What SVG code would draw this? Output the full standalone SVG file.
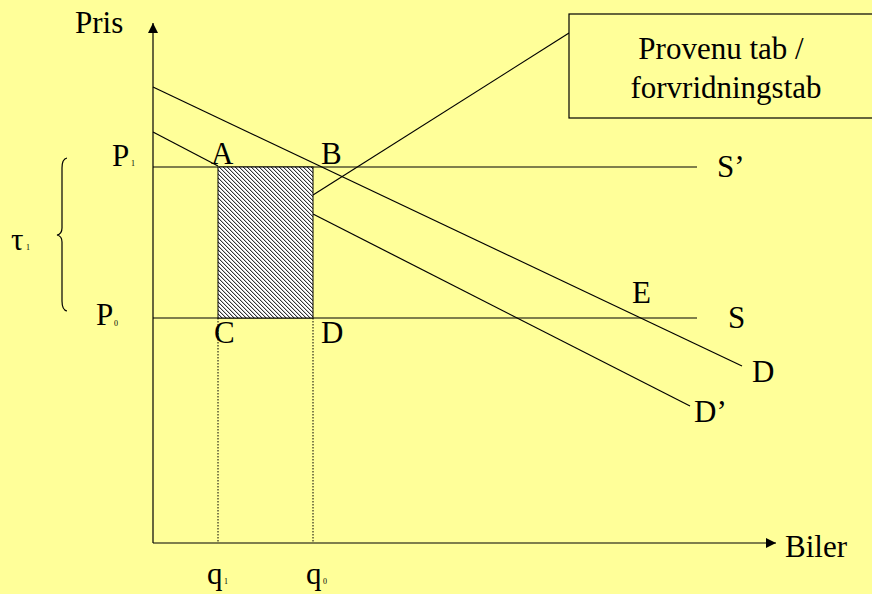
<svg xmlns="http://www.w3.org/2000/svg" width="872" height="594" viewBox="0 0 872 594">
<style>
.t{font-family:"Times New Roman","Liberation Serif","DejaVu Serif",serif;font-size:31px;fill:#000}
.s{font-family:"Times New Roman","Liberation Serif","DejaVu Serif",serif;font-size:8px;fill:#000}
.l{stroke:#000;stroke-width:1.2;fill:none}
.d{stroke:#000;stroke-width:1;stroke-dasharray:1.5 1.5;fill:none}
</style>
<defs>
<pattern id="hatch" width="4" height="4" patternUnits="userSpaceOnUse">
<rect width="4" height="4" fill="#fff"/>
<rect x="0" y="0" width="1" height="1" fill="#333"/>
<rect x="1" y="1" width="1" height="1" fill="#333"/>
<rect x="2" y="2" width="1" height="1" fill="#333"/>
<rect x="3" y="3" width="1" height="1" fill="#333"/>
<rect x="1" y="0" width="1" height="1" fill="#c4c4c4"/>
<rect x="2" y="1" width="1" height="1" fill="#c4c4c4"/>
<rect x="3" y="2" width="1" height="1" fill="#c4c4c4"/>
<rect x="0" y="3" width="1" height="1" fill="#c4c4c4"/>
</pattern>
<marker id="arr" viewBox="0 0 10 10" refX="10" refY="5" markerWidth="10" markerHeight="10" markerUnits="userSpaceOnUse" orient="auto">
<path d="M0,0 L10,5 L0,10 Z" fill="#000"/>
</marker>
</defs>
<rect width="872" height="594" fill="#FFFF99"/>
<g id="connectors">
<line id="y-axis" class="l" x1="153" y1="543" x2="153" y2="23" marker-end="url(#arr)"/>
<line id="x-axis" class="l" x1="153" y1="543" x2="776" y2="543" marker-end="url(#arr)"/>
<line id="S-prime" class="l" x1="153" y1="167" x2="697" y2="167"/>
<line id="S" class="l" x1="153" y1="318" x2="697" y2="318"/>
<line id="demand-D" class="l" x1="153" y1="87" x2="742" y2="366"/>
<line id="demand-Dp-a" class="l" x1="153" y1="132" x2="218" y2="166"/>
<line id="demand-Dp-b" class="l" x1="313" y1="214" x2="690" y2="406"/>
<line id="callout" class="l" x1="313" y1="195" x2="569" y2="33"/>
<line class="d" x1="218" y1="318" x2="218" y2="543"/>
<line class="d" x1="313" y1="318" x2="313" y2="543"/>
<path id="brace" class="l" d="M67,158 Q62,159 62,168 L62,228 Q62,234 57,235 Q62,236 62,242 L62,301 Q62,310 67,311"/>
</g>
<g id="area">
<rect x="218" y="167" width="95" height="151" fill="url(#hatch)" stroke="#000" stroke-width="1"/>
</g>
<g id="callout-box">
<rect x="569" y="14" width="310" height="104" fill="#FFFF99" stroke="#000" stroke-width="1.2"/>
<text class="t" x="721" y="59" text-anchor="middle">Provenu tab /</text>
<text class="t" x="726" y="98" text-anchor="middle">forvridningstab</text>
</g>
<g id="labels">
<text class="t" x="75" y="33">Pris</text>
<text class="t" x="785" y="557">Biler</text>
<text class="t" x="112" y="166">P</text><text class="s" x="131" y="166">1</text>
<text class="t" x="96" y="325">P</text><text class="s" x="114" y="326">0</text>
<text class="t" x="211" y="164">A</text>
<text class="t" x="321" y="164">B</text>
<text class="t" x="214" y="343">C</text>
<text class="t" x="321" y="343">D</text>
<text class="t" x="717" y="177">S’</text>
<text class="t" x="728" y="328">S</text>
<text class="t" x="632" y="303">E</text>
<text class="t" x="752" y="382">D</text>
<text class="t" x="694" y="422">D’</text>
<text class="t" x="11" y="250">τ</text><text class="s" x="26" y="250">1</text>
<text class="t" x="207" y="584">q</text><text class="s" x="224" y="584">1</text>
<text class="t" x="306" y="584">q</text><text class="s" x="323" y="584">0</text>
</g>
</svg>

**THE EXERCISE**
Using the material above, return every line exactly as it appears, minus the pictures.

**RESPONSE TO THE EXERCISE**
What SVG code would draw this? Output the full standalone SVG file.
<svg xmlns="http://www.w3.org/2000/svg" width="872" height="594" viewBox="0 0 872 594">
<style>
.t{font-family:"Times New Roman","Liberation Serif","DejaVu Serif",serif;font-size:31px;fill:#000}
.s{font-family:"Times New Roman","Liberation Serif","DejaVu Serif",serif;font-size:8px;fill:#000}
.l{stroke:#000;stroke-width:1.2;fill:none}
.d{stroke:#000;stroke-width:1;stroke-dasharray:1.5 1.5;fill:none}
</style>
<defs>
<pattern id="hatch" width="4" height="4" patternUnits="userSpaceOnUse">
<rect width="4" height="4" fill="#fff"/>
<rect x="0" y="0" width="1" height="1" fill="#333"/>
<rect x="1" y="1" width="1" height="1" fill="#333"/>
<rect x="2" y="2" width="1" height="1" fill="#333"/>
<rect x="3" y="3" width="1" height="1" fill="#333"/>
<rect x="1" y="0" width="1" height="1" fill="#c4c4c4"/>
<rect x="2" y="1" width="1" height="1" fill="#c4c4c4"/>
<rect x="3" y="2" width="1" height="1" fill="#c4c4c4"/>
<rect x="0" y="3" width="1" height="1" fill="#c4c4c4"/>
</pattern>
<marker id="arr" viewBox="0 0 10 10" refX="10" refY="5" markerWidth="10" markerHeight="10" markerUnits="userSpaceOnUse" orient="auto">
<path d="M0,0 L10,5 L0,10 Z" fill="#000"/>
</marker>
</defs>
<rect width="872" height="594" fill="#FFFF99"/>
<g id="connectors">
<line id="y-axis" class="l" x1="153" y1="543" x2="153" y2="23" marker-end="url(#arr)"/>
<line id="x-axis" class="l" x1="153" y1="543" x2="776" y2="543" marker-end="url(#arr)"/>
<line id="S-prime" class="l" x1="153" y1="167" x2="697" y2="167"/>
<line id="S" class="l" x1="153" y1="318" x2="697" y2="318"/>
<line id="demand-D" class="l" x1="153" y1="87" x2="742" y2="366"/>
<line id="demand-Dp-a" class="l" x1="153" y1="132" x2="218" y2="166"/>
<line id="demand-Dp-b" class="l" x1="313" y1="214" x2="690" y2="406"/>
<line id="callout" class="l" x1="313" y1="195" x2="569" y2="33"/>
<line class="d" x1="218" y1="318" x2="218" y2="543"/>
<line class="d" x1="313" y1="318" x2="313" y2="543"/>
<path id="brace" class="l" d="M67,158 Q62,159 62,168 L62,228 Q62,234 57,235 Q62,236 62,242 L62,301 Q62,310 67,311"/>
</g>
<g id="area">
<rect x="218" y="167" width="95" height="151" fill="url(#hatch)" stroke="#000" stroke-width="1"/>
</g>
<g id="callout-box">
<rect x="569" y="14" width="310" height="104" fill="#FFFF99" stroke="#000" stroke-width="1.2"/>
<text class="t" x="721" y="59" text-anchor="middle">Provenu tab /</text>
<text class="t" x="726" y="98" text-anchor="middle">forvridningstab</text>
</g>
<g id="labels">
<text class="t" x="75" y="33">Pris</text>
<text class="t" x="785" y="557">Biler</text>
<text class="t" x="112" y="166">P</text><text class="s" x="131" y="166">1</text>
<text class="t" x="96" y="325">P</text><text class="s" x="114" y="326">0</text>
<text class="t" x="211" y="164">A</text>
<text class="t" x="321" y="164">B</text>
<text class="t" x="214" y="343">C</text>
<text class="t" x="321" y="343">D</text>
<text class="t" x="717" y="177">S’</text>
<text class="t" x="728" y="328">S</text>
<text class="t" x="632" y="303">E</text>
<text class="t" x="752" y="382">D</text>
<text class="t" x="694" y="422">D’</text>
<text class="t" x="11" y="250">τ</text><text class="s" x="26" y="250">1</text>
<text class="t" x="207" y="584">q</text><text class="s" x="224" y="584">1</text>
<text class="t" x="306" y="584">q</text><text class="s" x="323" y="584">0</text>
</g>
</svg>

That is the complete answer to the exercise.